- _DATA EXCERPT_

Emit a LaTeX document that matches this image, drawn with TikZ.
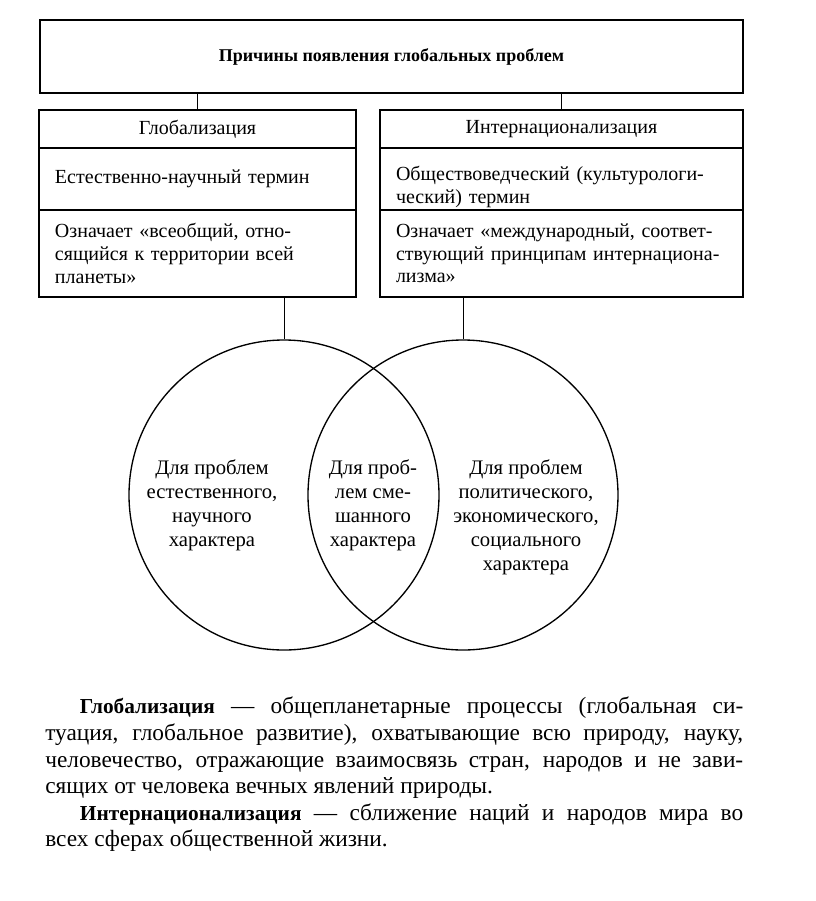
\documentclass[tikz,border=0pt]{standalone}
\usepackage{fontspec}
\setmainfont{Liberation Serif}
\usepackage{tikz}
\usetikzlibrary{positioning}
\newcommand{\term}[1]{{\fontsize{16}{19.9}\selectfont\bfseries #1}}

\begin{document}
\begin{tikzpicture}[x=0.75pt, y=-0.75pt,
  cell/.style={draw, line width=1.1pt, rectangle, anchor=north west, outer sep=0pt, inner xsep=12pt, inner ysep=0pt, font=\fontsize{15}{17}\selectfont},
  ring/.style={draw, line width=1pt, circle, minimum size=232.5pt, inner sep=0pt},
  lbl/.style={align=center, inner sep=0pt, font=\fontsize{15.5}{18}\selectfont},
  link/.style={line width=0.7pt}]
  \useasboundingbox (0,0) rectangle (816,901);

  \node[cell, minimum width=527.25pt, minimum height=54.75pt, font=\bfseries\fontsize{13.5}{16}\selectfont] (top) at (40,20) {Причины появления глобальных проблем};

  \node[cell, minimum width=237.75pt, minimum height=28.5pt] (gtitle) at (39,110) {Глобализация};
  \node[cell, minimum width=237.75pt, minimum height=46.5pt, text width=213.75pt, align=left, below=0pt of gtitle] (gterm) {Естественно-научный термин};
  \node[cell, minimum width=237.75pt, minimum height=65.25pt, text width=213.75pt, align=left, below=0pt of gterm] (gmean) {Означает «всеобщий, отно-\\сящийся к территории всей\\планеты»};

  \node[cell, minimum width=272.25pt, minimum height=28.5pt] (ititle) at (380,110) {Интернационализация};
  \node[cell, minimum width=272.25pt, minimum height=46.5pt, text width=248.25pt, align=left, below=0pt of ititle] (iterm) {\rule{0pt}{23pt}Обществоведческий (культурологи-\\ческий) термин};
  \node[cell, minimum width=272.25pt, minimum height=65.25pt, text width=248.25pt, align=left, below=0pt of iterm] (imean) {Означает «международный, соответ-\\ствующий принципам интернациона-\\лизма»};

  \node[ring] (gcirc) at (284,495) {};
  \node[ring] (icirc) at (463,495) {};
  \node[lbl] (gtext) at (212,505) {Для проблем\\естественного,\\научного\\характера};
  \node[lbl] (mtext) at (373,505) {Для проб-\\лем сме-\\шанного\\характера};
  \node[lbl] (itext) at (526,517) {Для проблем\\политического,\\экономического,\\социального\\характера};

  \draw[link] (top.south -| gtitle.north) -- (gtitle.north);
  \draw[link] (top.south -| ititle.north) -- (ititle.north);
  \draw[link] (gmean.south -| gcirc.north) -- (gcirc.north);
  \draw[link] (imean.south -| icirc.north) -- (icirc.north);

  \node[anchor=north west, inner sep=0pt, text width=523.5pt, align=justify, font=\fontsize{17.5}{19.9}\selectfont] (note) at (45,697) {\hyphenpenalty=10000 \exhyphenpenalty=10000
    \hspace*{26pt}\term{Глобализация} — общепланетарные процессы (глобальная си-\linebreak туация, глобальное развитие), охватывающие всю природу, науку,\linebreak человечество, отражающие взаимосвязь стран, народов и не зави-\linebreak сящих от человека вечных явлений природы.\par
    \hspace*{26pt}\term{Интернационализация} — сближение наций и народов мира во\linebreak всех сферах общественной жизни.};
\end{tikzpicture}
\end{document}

- _EXERCISE OBJECTIVE_
Write out the listing word for word, omitting the pictures it holds.

- _WRITTEN RESPONSE_
Emit a LaTeX document that matches this image, drawn with TikZ.
\documentclass[tikz,border=0pt]{standalone}
\usepackage{fontspec}
\setmainfont{Liberation Serif}
\usepackage{tikz}
\usetikzlibrary{positioning}
\newcommand{\term}[1]{{\fontsize{16}{19.9}\selectfont\bfseries #1}}

\begin{document}
\begin{tikzpicture}[x=0.75pt, y=-0.75pt,
  cell/.style={draw, line width=1.1pt, rectangle, anchor=north west, outer sep=0pt, inner xsep=12pt, inner ysep=0pt, font=\fontsize{15}{17}\selectfont},
  ring/.style={draw, line width=1pt, circle, minimum size=232.5pt, inner sep=0pt},
  lbl/.style={align=center, inner sep=0pt, font=\fontsize{15.5}{18}\selectfont},
  link/.style={line width=0.7pt}]
  \useasboundingbox (0,0) rectangle (816,901);

  \node[cell, minimum width=527.25pt, minimum height=54.75pt, font=\bfseries\fontsize{13.5}{16}\selectfont] (top) at (40,20) {Причины появления глобальных проблем};

  \node[cell, minimum width=237.75pt, minimum height=28.5pt] (gtitle) at (39,110) {Глобализация};
  \node[cell, minimum width=237.75pt, minimum height=46.5pt, text width=213.75pt, align=left, below=0pt of gtitle] (gterm) {Естественно-научный термин};
  \node[cell, minimum width=237.75pt, minimum height=65.25pt, text width=213.75pt, align=left, below=0pt of gterm] (gmean) {Означает «всеобщий, отно-\\сящийся к территории всей\\планеты»};

  \node[cell, minimum width=272.25pt, minimum height=28.5pt] (ititle) at (380,110) {Интернационализация};
  \node[cell, minimum width=272.25pt, minimum height=46.5pt, text width=248.25pt, align=left, below=0pt of ititle] (iterm) {\rule{0pt}{23pt}Обществоведческий (культурологи-\\ческий) термин};
  \node[cell, minimum width=272.25pt, minimum height=65.25pt, text width=248.25pt, align=left, below=0pt of iterm] (imean) {Означает «международный, соответ-\\ствующий принципам интернациона-\\лизма»};

  \node[ring] (gcirc) at (284,495) {};
  \node[ring] (icirc) at (463,495) {};
  \node[lbl] (gtext) at (212,505) {Для проблем\\естественного,\\научного\\характера};
  \node[lbl] (mtext) at (373,505) {Для проб-\\лем сме-\\шанного\\характера};
  \node[lbl] (itext) at (526,517) {Для проблем\\политического,\\экономического,\\социального\\характера};

  \draw[link] (top.south -| gtitle.north) -- (gtitle.north);
  \draw[link] (top.south -| ititle.north) -- (ititle.north);
  \draw[link] (gmean.south -| gcirc.north) -- (gcirc.north);
  \draw[link] (imean.south -| icirc.north) -- (icirc.north);

  \node[anchor=north west, inner sep=0pt, text width=523.5pt, align=justify, font=\fontsize{17.5}{19.9}\selectfont] (note) at (45,697) {\hyphenpenalty=10000 \exhyphenpenalty=10000
    \hspace*{26pt}\term{Глобализация} — общепланетарные процессы (глобальная си-\linebreak туация, глобальное развитие), охватывающие всю природу, науку,\linebreak человечество, отражающие взаимосвязь стран, народов и не зави-\linebreak сящих от человека вечных явлений природы.\par
    \hspace*{26pt}\term{Интернационализация} — сближение наций и народов мира во\linebreak всех сферах общественной жизни.};
\end{tikzpicture}
\end{document}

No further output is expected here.